Photo by IDF Spokesperson/TPS-IL on 24 September, 2024

Israel Confirms Killing Hezbollah’s Top Rocket Commander in Beirut Airstrike

Public By Pesach Benson • 24 September, 2024

Jerusalem, 24 September, 2024 (TPS) -- The commander of Hezbollah’s missile and rocket array, Ibrahim Muhammad Kabis, was killed in an airstrike in Beirut on Tuesday, the Israel Defense Forces confirmed on Tuesday.

Kabisi was meeting with other Hezbollah commanders in a building in the city’s Dahieh district, a stronghold of the Iran-backed terror group.

Kabisi joined Hezbollah in the 1980s, and since then held a series of key military positions in the organization, including being a senior in operations in southern Lebanon and commanding the ‘Badr’ unit on the southern front.

According to the IDF, Kabisi was responsible for an attack in 2000 in which three soldiers on patrol in a border area near Har Dov were abducted and killed. The bodies of Staff Sergeants Benny Avraham, Adi Avitan and Omar Souad were eventually returned in a 2004 prisoner exchange along with Elhanan Tannenbaum, who was lured to Dubai and then kidnapped in 2000. Israel released 400 Palestinian prisoners and 30 Lebanese prisoners in the swap.

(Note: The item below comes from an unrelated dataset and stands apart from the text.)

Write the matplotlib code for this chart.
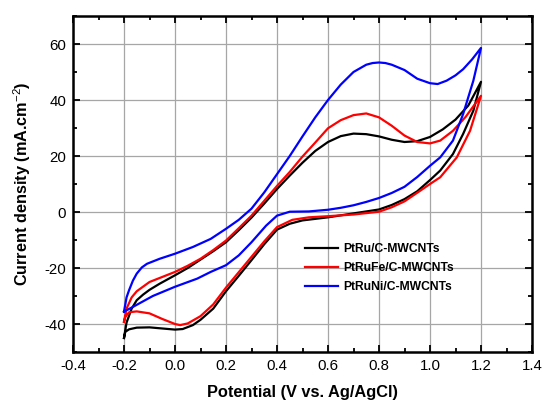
import matplotlib
matplotlib.use('Agg')
import matplotlib.pyplot as plt
from matplotlib.ticker import MultipleLocator

plt.rcParams['font.family'] = ['Liberation Sans', 'DejaVu Sans']
plt.rcParams['mathtext.fontset'] = 'custom'
plt.rcParams['mathtext.rm'] = 'Liberation Sans'
plt.rcParams['mathtext.bf'] = 'Liberation Sans:bold'
plt.rcParams['axes.unicode_minus'] = False

# PtRu/C-MWCNTs: forward (upper) branch, then reverse (lower) branch
ptru_up_x = [-0.2, -0.19, -0.17, -0.15, -0.125, -0.1, -0.06, 0.0, 0.05, 0.1, 0.15, 0.2, 0.25, 0.3,
             0.35, 0.4, 0.45, 0.5, 0.55, 0.6, 0.65, 0.7, 0.75, 0.8, 0.85, 0.9, 0.95, 1.0, 1.05,
             1.1, 1.15, 1.2]
ptru_up_y = [-45.0, -39.5, -34.5, -31.5, -29.5, -27.8, -25.6, -22.6, -20.0, -17.0, -14.0, -10.8,
             -6.5, -2.0, 3.0, 8.2, 13.0, 17.6, 21.8, 25.0, 27.1, 28.0, 27.8, 27.0, 25.8, 25.0,
             25.3, 26.8, 29.5, 33.0, 38.0, 46.5]
ptru_dn_x = [1.2, 1.17, 1.13, 1.09, 1.04, 1.0, 0.95, 0.9, 0.85, 0.8, 0.7, 0.6, 0.5, 0.45, 0.4,
             0.35, 0.3, 0.25, 0.2, 0.15, 0.1, 0.07, 0.03, 0.0, -0.05, -0.1, -0.15, -0.18, -0.195, -0.2]
ptru_dn_y = [46.5, 36.2, 27.9, 20.7, 14.8, 11.4, 7.4, 4.6, 2.5, 0.9, -0.5, -1.9, -3.0, -4.2, -6.3,
             -11.5, -17.2, -22.8, -28.3, -34.5, -38.5, -40.4, -41.8, -42.0, -41.6, -41.2, -41.3,
             -41.9, -42.8, -45.0]

# PtRuFe/C-MWCNTs
ptrufe_up_x = [-0.2, -0.19, -0.17, -0.15, -0.1, -0.05, 0.0, 0.05, 0.1, 0.15, 0.2, 0.25, 0.3, 0.35,
               0.4, 0.45, 0.5, 0.55, 0.6, 0.65, 0.7, 0.75, 0.8, 0.85, 0.9, 0.95, 1.0, 1.04, 1.09,
               1.14, 1.2]
ptrufe_up_y = [-39.2, -34.5, -30.5, -28.3, -25.0, -23.2, -21.4, -19.2, -16.7, -13.6, -10.2, -5.8,
               -1.3, 4.0, 9.3, 14.3, 19.8, 24.8, 29.9, 32.8, 34.6, 35.2, 33.8, 30.8, 27.3, 25.0,
               24.5, 25.5, 29.0, 34.0, 41.5]
ptrufe_dn_x = [1.2, 1.157, 1.105, 1.04, 1.0, 0.96, 0.9, 0.85, 0.8, 0.7, 0.6, 0.525, 0.46, 0.4,
               0.35, 0.3, 0.25, 0.2, 0.15, 0.1, 0.05, 0.02, 0.0, -0.05, -0.1, -0.15, -0.18,
               -0.195, -0.2]
ptrufe_dn_y = [41.5, 29.0, 19.5, 12.4, 10.0, 7.5, 3.8, 1.7, 0.1, -0.9, -1.5, -1.9, -2.8, -5.4,
               -10.5, -16.0, -21.5, -27.0, -33.0, -37.2, -39.8, -40.4, -40.0, -38.2, -36.2, -35.5,
               -35.8, -37.5, -39.2]

# PtRuNi/C-MWCNTs
ptruni_up_x = [-0.2, -0.19, -0.18, -0.165, -0.15, -0.13, -0.11, -0.06, 0.0, 0.07, 0.14, 0.2, 0.25,
               0.3, 0.35, 0.4, 0.45, 0.5, 0.55, 0.6, 0.65, 0.7, 0.75, 0.775, 0.8, 0.825, 0.85,
               0.9, 0.95, 1.0, 1.03, 1.065, 1.1, 1.13, 1.165, 1.2]
ptruni_up_y = [-35.6, -30.5, -27.9, -24.5, -22.0, -19.8, -18.5, -16.7, -14.9, -12.5, -9.6, -6.0,
               -2.8, 1.2, 7.0, 13.5, 20.0, 27.0, 33.8, 40.0, 45.5, 50.0, 52.6, 53.2, 53.4, 53.2,
               52.6, 50.7, 47.6, 46.0, 45.7, 46.9, 48.8, 51.0, 54.5, 58.6]
ptruni_dn_x = [1.2, 1.17, 1.13, 1.09, 1.04, 1.0, 0.95, 0.9, 0.85, 0.8, 0.75, 0.7, 0.65, 0.6,
               0.525, 0.45, 0.4, 0.357, 0.3, 0.25, 0.2, 0.14, 0.087, 0.0, -0.087, -0.153, -0.2]
ptruni_dn_y = [58.6, 46.9, 35.0, 25.5, 19.5, 16.5, 12.5, 9.0, 6.8, 5.0, 3.6, 2.4, 1.5, 0.8, 0.2,
               0.1, -1.3, -4.9, -10.8, -15.5, -19.0, -21.4, -23.8, -26.7, -30.0, -33.3, -35.6]

labels = ['PtRu/C-MWCNTs', 'PtRuFe/C-MWCNTs', 'PtRuNi/C-MWCNTs']
colors = ['#000000', '#ff0000', '#0000ff']

fig = plt.figure(figsize=(5.42, 4.03), dpi=100)
ax = fig.add_axes([73/542, 1-352/403, 459/542, 336/403])

curves = [(ptru_up_x + ptru_dn_x, ptru_up_y + ptru_dn_y),
          (ptrufe_up_x + ptrufe_dn_x, ptrufe_up_y + ptrufe_dn_y),
          (ptruni_up_x + ptruni_dn_x, ptruni_up_y + ptruni_dn_y)]
for (xs, ys), c, l in zip(curves, colors, labels):
    ax.plot(xs, ys, '-', color=c, lw=1.6, label=l, solid_joinstyle='round', zorder=3)

ax.set_xlim(-0.4, 1.4)
ax.set_ylim(-50, 70)
ax.xaxis.set_major_locator(MultipleLocator(0.2))
ax.xaxis.set_minor_locator(MultipleLocator(0.1))
ax.yaxis.set_major_locator(MultipleLocator(20))
ax.yaxis.set_minor_locator(MultipleLocator(10))
ax.xaxis.set_major_formatter(plt.FuncFormatter(lambda v, p: '%.1f' % v))
ax.grid(True, which='major', color='#a6a6a6', lw=0.9, zorder=0)
ax.tick_params(which='both', direction='in', top=True, right=True, labelsize=10.8, width=1.3)
ax.tick_params(which='major', length=5, pad=5)
ax.tick_params(which='minor', length=3)
for s in ax.spines.values():
    s.set_linewidth(1.8)

ax.set_xlabel('Potential (V vs. Ag/AgCl)', fontsize=11.8, fontweight='bold', labelpad=9)
ax.set_ylabel('Current density (mA.cm$^{-2}$)', fontsize=11.7, fontweight='bold', labelpad=8)

ax.legend(loc='upper left', bbox_to_anchor=(0.505, 0.325), frameon=False, borderpad=0,
          borderaxespad=0, handlelength=2.75, handletextpad=0.4, labelspacing=0.6,
          prop={'size': 8.7, 'weight': 'bold'})

fig.savefig('out.png', dpi=100)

Air Force fighter squadrons conducted hundreds of sorties on Tuesday, deploying around 2,000 munitions aimed at approximately 1,500 Hezbollah-related targets across southern and deep Lebanon.

On Monday, Israel called on residents of southern Lebanon and the Beqaa Valley to flee homes where the Iran-backed Hezbollah stored missiles.

The IDF disclosed that Hezbollah was preparing to launch a cruise missile hidden inside a civilian home. The army released footage, including of the airstrike that destroyed it.

Sarit Zahavi, president and founder of the Alma Research Center, told The Press Service of Israel in August that Hezbollah doctrine makes extensive use of civilian homes.

“Hezbollah stores their weapons everywhere, both between villages and within the villages themselves,” she said.

“By and large, every third house in the Shi’ite villages of south Lebanon is used in some way by Hezbollah for military purposes, be it weapons storage, the entrance of a tunnel, or a launchpad for shooting rockets at Israel,” she explained.

Hezbollah’s use of civilian homes has triggered sectarian tensions as tens of thousands of Lebanese fled.

Residents of northern Israel were forced to evacuate their homes when Hezbollah began launching rockets and drones in October. The terror group has launched more than 6,700 rockets and drones, killing 26 civilians and 22 soldiers on the Israeli side.

Hezbollah leaders have said they will continue the attacks to prevent Israelis from returning to their homes, which Hezbollah chief Hassan Nasrallah reiterated in a speech on Thursday night.

Israeli officials have been calling for Hezbollah to be disarmed and removed from southern Lebanon in compliance with UN Security Council resolution 1701, which ended the 2006 Second Lebanon War.